Bad men cannot make good citizens. It is when a people forget God that tyrants forge their chains. A vitiated state of morals, a corrupted public conscience, is incompatible with freedom. No free government, or the blessings of liberty, can be preserved to any people but by a firm adherence to justice, moderation, temperance, frugality, and virtue; and by a frequent recurrence to fundamental principles. – Patrick Henry

“Of all the dispositions and habits which lead to political prosperity, religion and morality are indispensable supports. In vain would that man claim the tribute of patriotism, who should labor to subvert these great pillars of human happiness, these firmest props of the duties of men and citizens. The mere politician, equally with the pious man, ought to respect and to cherish them. A volume could not trace all their connections with private and public felicity. Let it simply be asked: Where is the security for property, for reputation, for life, if the sense of religious obligation desert the oaths which are the instruments of investigation in courts of justice ? And let us with caution indulge the supposition that morality can be maintained without religion. Whatever may be conceded to the influence of refined education on minds of peculiar structure, reason and experience both forbid us to expect that national morality can prevail in exclusion of religious principle.

“It is substantially true that virtue or morality is a necessary spring of popular government. The rule, indeed, extends with more or less force to every species of free government. Who that is a sincere friend to it can look with indifference upon attempts to shake the foundation of the fabric?

“Promote then, as an object of primary importance, institutions for the general diffusion of knowledge. In proportion as the structure of a government gives force to public opinion, it is essential that public opinion should be enlightened.” – George Washington in his farewell address.

“Too many Americans have lost sight of the truth that God is our source of freedom—the Lawgiver—and that personal righteousness is the most important essential to preserving our freedom. So, I say with all the energy of my soul that unless we as citizens of this nation forsake our sins, political and otherwise, and return to the fundamental principles of Christianity and of constitutional government, we will lose our political liberties, our free institutions, and will stand in jeopardy before God.” – Ezra Taft Benson, October 1979

"We are involved in an intense battle. It is a battle between right and wrong, between truth and error, between the design of the Almighty on the one hand and that of Lucifer on the other. For that reason, we desperately need moral men and women who stand on principle, to be involved in the political process. Otherwise, we abdicate power to those whose designs are almost entirely selfish." – Gordon B. Hinckley in "Stand a little Taller", pg. 15, July 2001

Monday, September 7, 2009

SOCIALISM: The Core of the Health Care Debate

Being stationed overseas sometimes makes it challenging to keep abreast of the latest political and social debates and developments back home. I spent some time this Labor Day weekend catching up on the health care debate in congress. It appears that the proponents of nationalized health care are on the ropes, so patriots need to maintain the momentum and defeat their cause. There are many well meaning citizens in our country that support nationalized health care because no one has yet laid bare the real issues and exposed the fallacies in the health care debate. Nationalized health care is not charitable, is calculated to increase dependency on government, and significantly erodes the freedom established by our Founding Fathers, furthering our nation’s decline towards the absolute despotism of a socialist government.

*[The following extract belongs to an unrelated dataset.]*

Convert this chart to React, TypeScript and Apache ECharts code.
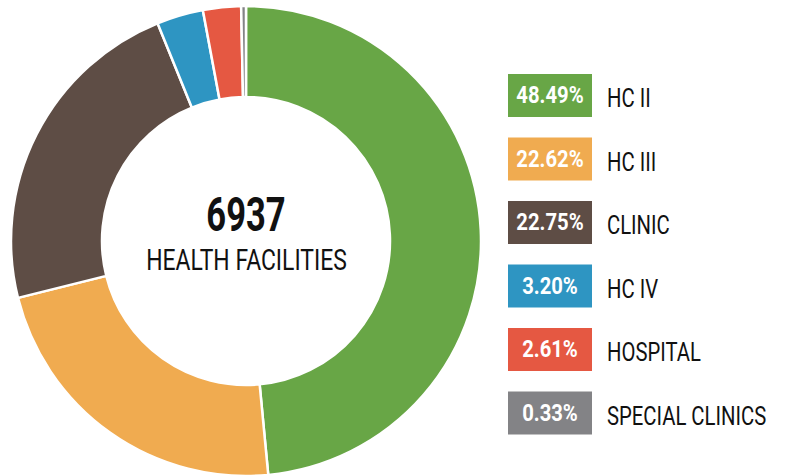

The prophet Ether wrote, “…when ye shall see these things come among you …awake to a sense of your awful situation, for it cometh to pass that whoso buildeth it up seeketh to overthrow the freedom of all lands, nations, and countries; and it bringeth to pass the destruction of all people, for it is built up by the devil, who is the father of all lies;" (Ether 8:24-25).

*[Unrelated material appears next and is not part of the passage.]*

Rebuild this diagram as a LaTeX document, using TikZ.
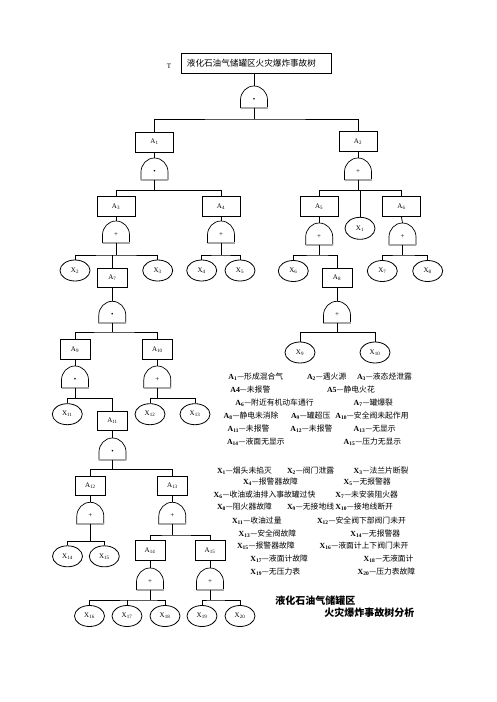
\documentclass[tikz,border=0pt]{standalone}
\usepackage{fontspec}
\setmainfont{Liberation Serif}
\newfontfamily\cjk{Noto Sans CJK SC}
\usetikzlibrary{shapes.geometric}
\newcommand{\lsub}[1]{\textsubscript{#1}}
\newcommand{\LA}[1]{{\rmfamily\bfseries A\lsub{#1}}}
\newcommand{\LX}[1]{{\rmfamily\bfseries X\lsub{#1}}}
\newcommand{\BA}[1]{A\lsub{#1}}
\newcommand{\BX}[1]{X\lsub{#1}}
\tikzset{
  box/.style={draw, rectangle, minimum width=30pt, minimum height=19pt, inner sep=0pt, font=\fontsize{7}{8}\selectfont},
  wbox/.style={box, minimum width=38pt, minimum height=20pt},
  evt/.style={draw, ellipse, minimum width=30pt, minimum height=21pt, inner sep=0pt, font=\fontsize{7}{8}\selectfont},
  leg/.style={anchor=base west, inner sep=0pt, font=\fontsize{7.8}{9}\selectfont\cjk},
  ttl/.style={anchor=base west, inner sep=0pt, font=\fontsize{10}{11}\selectfont\cjk\bfseries},
  pics/gate/.style={code={
    \draw[black, line width=0.7pt] (-13.5,0) -- (-13.5,-8) arc[start angle=180, end angle=360, x radius=13.5, y radius=14] -- (13.5,0);
    \draw[gray!70, line width=1.8pt] (-13.5,0) -- (13.5,0);
    \node[font=\fontsize{7}{8}\selectfont, inner sep=0pt] at (0,-8.5) {#1};
    \coordinate (-top) at (0,-22);
    \coordinate (-bot) at (0,0);
  }}
}
\begin{document}
\begin{tikzpicture}[x=1pt, y=-1pt, line width=0.8pt]
\useasboundingbox (0,0) rectangle (496,702);
% top
\node[inner sep=0pt, font=\fontsize{7}{8}\selectfont] (Tlab) at (169,66) {T};
\node[draw, minimum width=150pt, minimum height=20.5pt, inner xsep=6pt, inner ysep=0pt, text width=138pt, align=left, font=\fontsize{8.6}{9}\selectfont\cjk] (Tbox) at (255.9,63.3) {液化石油气储罐区火灾爆炸事故树};
\pic (gT) at (254,108) {gate=•};
\draw (gT-top) -- (gT-top |- Tbox.south);
\coordinate (jT) at (254,119);
\draw (gT-bot) -- (jT);

% level 1
\node[wbox] (A1) at (154.5,142) {\BA{1}};
\node[wbox] (A2) at (358,141.7) {\BA{2}};
\draw (A1.north) |- (jT) -| (A2.north);

% A1 branch
\pic (gA1) at (154.5,180) {gate=•};
\draw (A1.south) -- (gA1-top);
\coordinate (jA1) at (154.5,190.5);
\draw (gA1-bot) -- (jA1);
\node[wbox] (A3) at (116,206.5) {\BA{3}};
\node[wbox] (A4) at (221,206.5) {\BA{4}};
\draw (A3.north) |- (jA1) -| (A4.north);

\pic (gA3) at (116,243) {gate=+};
\draw (A3.south) -- (gA3-top);
\coordinate (jA3) at (116,255);
\draw (gA3-bot) -- (jA3);
\node[evt] (X2) at (75,270.5) {\BX{2}};
\node[box] (A7) at (112.3,277.5) {\BA{7}};
\node[evt] (X3) at (157.7,270.5) {\BX{3}};
\draw (X2.north) |- (jA3) -| (X3.north);
\draw (A7.north) -- (A7.north |- jA3);

\pic (gA4) at (221,243) {gate=+};
\draw (A4.south) -- (gA4-top);
\coordinate (jA4) at (221,255);
\draw (gA4-bot) -- (jA4);
\node[evt] (X4) at (201.7,270.5) {\BX{4}};
\node[evt] (X5) at (240,270.5) {\BX{5}};
\draw (X4.north) |- (jA4) -| (X5.north);

\pic (gA7) at (112.3,323.3) {gate=•};
\draw (A7.south) -- (gA7-top);
\coordinate (jA7) at (112.3,332);
\draw (gA7-bot) -- (jA7);
\node[box, minimum height=20pt] (A9) at (75,349.3) {\BA{9}};
\node[box, minimum height=20pt] (A10) at (157.3,349.3) {\BA{10}};
\draw (A9.north) |- (jA7) -| (A10.north);

\pic (gA9) at (75,388) {gate=•};
\draw (A9.south) -- (gA9-top);
\coordinate (jA9) at (75,398.3);
\draw (gA9-bot) -- (jA9);
\node[evt] (X11) at (67.3,414.2) {\BX{11}};
\node[box] (A11) at (112.5,420.5) {\BA{11}};
\draw (X11.north) |- (jA9) -| (A11.north);

\pic (gA10) at (157.3,388) {gate=+};
\draw (A10.south) -- (gA10-top);
\coordinate (jA10) at (157.3,398.3);
\draw (gA10-bot) -- (jA10);
\node[evt] (X12) at (150,414.2) {\BX{12}};
\node[evt] (X13) at (195,414.2) {\BX{13}};
\draw (X12.north) |- (jA10) -| (X13.north);

\pic (gA11) at (112.5,460) {gate=•};
\draw (A11.south) -- (gA11-top);
\coordinate (jA11) at (112.5,469.3);
\draw (gA11-bot) -- (jA11);
\node[box, minimum height=18.5pt] (A12) at (90.3,486) {\BA{12}};
\node[box, minimum height=18.5pt] (A13) at (172.3,486) {\BA{13}};
\draw (A12.north) |- (jA11) -| (A13.north);

\pic (gA12) at (90.3,524.3) {gate=+};
\draw (A12.south) -- (gA12-top);
\coordinate (jA12) at (90.3,541.7);
\draw (gA12-bot) -- (jA12);
\node[evt] (X14) at (67.5,556.3) {\BX{14}};
\node[evt] (X15) at (104.3,556.3) {\BX{15}};
\draw (X14.north) |- (jA12) -| (X15.north);

\pic (gA13) at (172.3,524.3) {gate=+};
\draw (A13.south) -- (gA13-top);
\coordinate (jA13) at (172.3,535);
\draw (gA13-bot) -- (jA13);
\node[box, minimum height=19.5pt] (A14) at (150,550.3) {\BA{14}};
\node[box, minimum height=19.5pt] (A15) at (210,550.3) {\BA{15}};
\draw (A14.north) |- (jA13) -| (A15.north);

\pic (gA14) at (150,590) {gate=+};
\draw (A14.south) -- (gA14-top);
\coordinate (jA14) at (150,600);
\draw (gA14-bot) -- (jA14);
\node[evt] (X16) at (89.5,616) {\BX{16}};
\node[evt] (X17) at (127,616) {\BX{17}};
\node[evt] (X18) at (165,616) {\BX{18}};
\draw (X16.north) |- (jA14) -| (X18.north);
\draw (X17.north) -- (X17.north |- jA14);

\pic (gA15) at (210,590) {gate=+};
\draw (A15.south) -- (gA15-top);
\coordinate (jA15) at (210,600);
\draw (gA15-bot) -- (jA15);
\node[evt] (X19) at (202,616) {\BX{19}};
\node[evt] (X20) at (240,616) {\BX{20}};
\draw (X19.north) |- (jA15) -| (X20.north);

% A2 branch
\pic (gA2) at (358,180) {gate=+};
\draw (A2.south) -- (gA2-top);
\coordinate (jA2) at (358,190.7);
\draw (gA2-bot) -- (jA2);
\node[wbox] (A5) at (319.2,206.7) {\BA{5}};
\node[evt, minimum height=22pt] (X1) at (360,228.3) {\BX{1}};
\node[wbox] (A6) at (401.5,206.7) {\BA{6}};
\draw (A5.north) |- (jA2) -| (A6.north);
\draw (X1.north) -- (X1.north |- jA2);

\pic (gA5) at (319.2,245) {gate=+};
\draw (A5.south) -- (gA5-top);
\coordinate (jA5) at (319.2,255);
\draw (gA5-bot) -- (jA5);
\node[evt] (X6) at (293.3,271) {\BX{6}};
\node[box] (A8) at (337,277.5) {\BA{8}};
\draw (X6.north) |- (jA5) -| (A8.north);

\pic (gA6) at (402.5,245) {gate=+};
\draw (A6.south) -- (gA6-top);
\coordinate (jA6) at (402.5,255);
\draw (gA6-bot) -- (jA6);
\node[evt] (X7) at (382.3,271) {\BX{7}};
\node[evt] (X8) at (427.7,271) {\BX{8}};
\draw (X7.north) |- (jA6) -| (X8.north);

\pic (gA8) at (337,323.3) {gate=+};
\draw (A8.south) -- (gA8-top);
\coordinate (jA8) at (337,332.7);
\draw (gA8-bot) -- (jA8);
\node[evt] (X9) at (300,352.5) {\BX{9}};
\node[evt] (X10) at (375,352.5) {\BX{10}};
\draw (X9.north) |- (jA8) -| (X10.north);

% legend A
\node[leg] (la1) at (228,379) {\LA{1}—形成混合气};
\node[leg] (la2) at (306.7,379) {\LA{2}—遇火源};
\node[leg] (la3) at (356.7,379) {\LA{3}—液态烃泄露};
\node[leg] (la4) at (230,392) {{\rmfamily\bfseries A4}—未报警};
\node[leg] (la5) at (326.7,392) {{\rmfamily\bfseries A5}—静电火花};
\node[leg] (la6) at (235,405) {\LA{6}—附近有机动车通行};
\node[leg] (la7) at (353.3,405) {\LA{7}—罐爆裂};
\node[leg] (la8) at (223.3,418.5) {\LA{8}—静电未消除};
\node[leg] (la9) at (290.7,418.5) {\LA{9}—罐超压};
\node[leg] (la10) at (335,418.5) {\LA{10}—安全阀未起作用};
\node[leg] (la11) at (227.3,431.5) {\LA{11}—未报警};
\node[leg] (la12) at (290,431.5) {\LA{12}—未报警};
\node[leg] (la13) at (353.3,431.5) {\LA{13}—无显示};
\node[leg] (la14) at (226.7,444.5) {\LA{14}—液面无显示};
\node[leg] (la15) at (343.3,444.5) {\LA{15}—压力无显示};

% legend X
\node[leg] (lx1) at (216.7,473) {\LX{1}—烟头未掐灭};
\node[leg] (lx2) at (286.7,473) {\LX{2}—阀门泄露};
\node[leg] (lx3) at (353.3,473) {\LX{3}—法兰片断裂};
\node[leg] (lx4) at (242.7,484.7) {\LX{4}—报警器故障};
\node[leg] (lx5) at (343.3,484.7) {\LX{5}—无报警器};
\node[leg] (lx6) at (213.3,497.3) {\LX{6}—收油或油排入事故罐过快};
\node[leg] (lx7) at (335,497.3) {\LX{7}—未安装阻火器};
\node[leg] (lx8) at (216.7,509.7) {\LX{8}—阻火器故障};
\node[leg] (lx9) at (286.7,509.7) {\LX{9}—无接地线};
\node[leg] (lx10) at (335,509.7) {\LX{10}—接地线断开};
\node[leg] (lx11) at (231.7,523) {\LX{11}—收油过量};
\node[leg] (lx12) at (316.7,523) {\LX{12}—安全阀下部阀门未开};
\node[leg] (lx13) at (238.3,536.3) {\LX{13}—安全阀故障};
\node[leg] (lx14) at (350,536.3) {\LX{14}—无报警器};
\node[leg] (lx15) at (236.7,548) {\LX{15}—报警器故障};
\node[leg] (lx16) at (319.3,548) {\LX{16}—液面计上下阀门未开};
\node[leg] (lx17) at (250,561.3) {\LX{17}—液面计故障};
\node[leg] (lx18) at (363.3,561.3) {\LX{18}—无液面计};
\node[leg] (lx19) at (250,574) {\LX{19}—无压力表};
\node[leg] (lx20) at (357.3,574) {\LX{20}—压力表故障};

% title
\node[ttl] (t1) at (275,604) {液化石油气储罐区};
\node[ttl] (t2) at (324,616.5) {火灾爆炸事故树分析};
\end{tikzpicture}
\end{document}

The big fallacy, I mean lie, perpetrated in the health care debate is that since it is good to take care of the poor and needy, a public health care system must be good. This is the same argument used in the War in Heaven – Satan’s position was that he could bring to pass a great good if no one had free agency and he forced them to keep the commandments. Satan spoke of lofty goals, but power and control were his real goals.


Nationalized health care is about force and control – granting more power to the government to forcibly take the fruit of one person’s labor, and control it’s disposition. This is not charity. Jesus commands men to follow his example and be charitable, but allows them the freedom to choose.

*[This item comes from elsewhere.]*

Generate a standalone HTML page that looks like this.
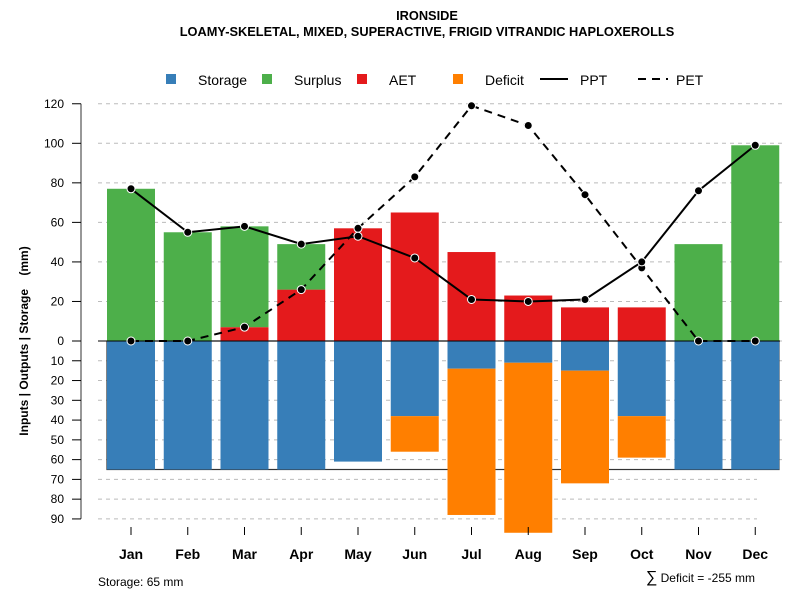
<!DOCTYPE html>
<html><head><meta charset="utf-8"><style>
body{margin:0;background:#fff;font-family:"Liberation Sans",sans-serif}
svg text{font-family:"Liberation Sans",sans-serif}
</style></head><body>
<svg id="c" width="800" height="600" xmlns="http://www.w3.org/2000/svg">
<text x="427" y="20" text-anchor="middle" font-size="12.8" font-weight="bold">IRONSIDE</text>
<text x="427" y="36" text-anchor="middle" font-size="12.8" font-weight="bold">LOAMY-SKELETAL, MIXED, SUPERACTIVE, FRIGID VITRANDIC HAPLOXEROLLS</text>
<g id="legend">
<rect x="166" y="74" width="10" height="10" fill="#377EB8"/>
<text x="198" y="85" font-size="14">Storage</text>
<rect x="262" y="74" width="10" height="10" fill="#4DAF4A"/>
<text x="294" y="85" font-size="14">Surplus</text>
<rect x="357" y="74" width="10" height="10" fill="#E41A1C"/>
<text x="389" y="85" font-size="14">AET</text>
<rect x="453" y="74" width="10" height="10" fill="#FF7F00"/>
<text x="485" y="85" font-size="14">Deficit</text>
<line x1="540" y1="79" x2="568" y2="79" stroke="#000" stroke-width="2"/>
<text x="580" y="85" font-size="14">PPT</text>
<line x1="638" y1="79" x2="668" y2="79" stroke="#000" stroke-width="2" stroke-dasharray="8,6"/>
<text x="676" y="85" font-size="14">PET</text>
</g>
<text transform="translate(28,341) rotate(-90)" text-anchor="middle" font-size="12" font-weight="bold" style="white-space:pre" xml:space="preserve">Inputs | Outputs | Storage    (mm)</text>
<text x="98" y="586" font-size="12">Storage: 65 mm</text>
<text x="755" y="582" text-anchor="end" font-size="12"><tspan font-size="16">∑</tspan> Deficit = -255 mm</text>
<g id="plot"></g>
</svg>
<script>
const months=["Jan","Feb","Mar","Apr","May","Jun","Jul","Aug","Sep","Oct","Nov","Dec"];
const ppt=[77,55,58,49,53,42,21,20,21,40,76,99];
const pet=[0,0,7,26,57,83,119,109,74,37,0,0];
const aet=[0,0,7,26,57,65,45,23,17,17,0,0];
const surplus=[77,55,51,23,0,0,0,0,0,0,49,99];
const storage=[65,65,65,65,61,38,14,11,15,38,65,65];
const deficit=[0,0,0,0,0,18,74,86,57,21,0,0];
const upTicks=[0,20,40,60,80,100,120];
const downTicks=[10,20,30,40,50,60,70,80,90];
const storageCap=65;
const NS="http://www.w3.org/2000/svg";
const g=document.getElementById('plot');
const y0=341,k=1.977;
const yUp=v=>y0-v*k, yDn=v=>y0+v*k;
const xC=i=>131+i*56.75;
const bw=48;
function mk(t,a){const e=document.createElementNS(NS,t);for(const q in a)e.setAttribute(q,a[q]);g.appendChild(e);return e;}
let e=mk('line',{x1:81,y1:yUp(120),x2:81,y2:yDn(90),stroke:'#777',"stroke-width":1.5});


upTicks.forEach(v=>{
 let l=mk('line',{x1:98,x2:782,y1:yUp(v),y2:yUp(v),stroke:'#bbb',"stroke-dasharray":"4,4"});
 
 
 let t=mk('line',{x1:72,x2:81,y1:yUp(v),y2:yUp(v),stroke:'#000'});
 
 
 let tx=mk('text',{x:64,y:yUp(v)+4,"text-anchor":"end","font-size":12});tx.textContent=v;
 
 
});
downTicks.forEach(v=>{
 let l=mk('line',{x1:98,x2:v>=70?757:782,y1:yDn(v),y2:yDn(v),stroke:'#bbb',"stroke-dasharray":"4,4"});
 
 
 let t=mk('line',{x1:72,x2:81,y1:yDn(v),y2:yDn(v),stroke:'#000'});
 
 
 let tx=mk('text',{x:64,y:yDn(v)+4,"text-anchor":"end","font-size":12});tx.textContent=v;
 
 
});
e=mk('rect',{x:107,y:y0,width:672,height:storageCap*k,fill:'none',stroke:'#333',"stroke-width":1.2});


months.forEach((m,i)=>{
 const x=xC(i)-bw/2;
 let r=mk('rect',{x:x,y:y0,width:bw,height:storage[i]*k,fill:'#377EB8'});
 
 
 if(deficit[i]>0){r=mk('rect',{x:x,y:yDn(storage[i]),width:bw,height:deficit[i]*k,fill:'#FF7F00'});
 
 }
 if(aet[i]>0){r=mk('rect',{x:x,y:yUp(aet[i]),width:bw,height:aet[i]*k,fill:'#E41A1C'});
 
 }
 if(surplus[i]>0){r=mk('rect',{x:x,y:yUp(aet[i]+surplus[i]),width:bw,height:surplus[i]*k,fill:'#4DAF4A'});
 
 }
 let t=mk('line',{x1:xC(i),x2:xC(i),y1:527,y2:535,stroke:'#000'});
 
 
 let tx=mk('text',{x:xC(i),y:559,"text-anchor":"middle","font-size":14,"font-weight":"bold"});tx.textContent=m;
 
 
});
e=mk('line',{x1:98,x2:780,y1:y0,y2:y0,stroke:'#000',"stroke-width":1});


function series(arr,name,dash){
 const p=mk('polyline',{points:arr.map((v,i)=>xC(i)+','+yUp(v)).join(' '),fill:'none',stroke:'#000',"stroke-width":2,"stroke-dasharray":dash});
 
 
 arr.forEach((v,i)=>{const c=mk('circle',{cx:xC(i),cy:yUp(v),r:4,fill:'#000',stroke:'#fff',"stroke-width":1});
 
 });
}
series(pet,'pet','8,6');
series(ppt,'ppt','none');
</script>
</body></html>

Watch the following clip and think about the main points that Milton Friedman attempts to teach Phil Donahue’s audience:



Clip Summary:

  • There is a difference between greed and self interest.
  • Socialism has failed to deliver on its promise to eliminate poverty to every nation who embraced it.
  • More people rise out of poverty when societies are free and citizens rely on their own industry instead of government doles.
  • There are no “angels” in our government we should trust any more control or power to than our constitution grants them.


    The prophet Ether warned that, “… whatsoever nation shall uphold such secret combinations, to get power and gain, until they shall spread over the nation, behold, they shall be destroyed;” (Ether 8:22).


    Some of our citizens support the idea of nationalized health care because they haven’t adequately considered the Christian implications of forced charity. Others do so because they want power and gain – power over someone else’s money for their gain. Many ignore the commonsense realities of the law of the harvest and desire to get something for nothing, or more for less. Many that are currently on the government dole desire to stay on it, and not earn their own way. Many politicians want to increase their political power by making the citizenry increasingly more reliant on government solutions and increasingly less reliant on themselves. Most disturbing to me are the many that desire to divorce their aging parents with their health care problems and force society to pay for them. This in turn creates many who realize that they have not provided for their own future healthcare needs, cannot rely on their own offspring to tend to them in their waning years, and therefore desire that government forcibly take money from others in society to pay for what they and their thankless children cannot or will not.


    Patriots should ensure that the debate on nationalized health care is centered on our national decline towards the despotism of socialism. The core of the issue has always been about greed, lusting for control over the fruit of another's labor; in a word, socialism. Wherever this greed exists, we should expose it and not allow someone to camouflage it with altruistic platitudes.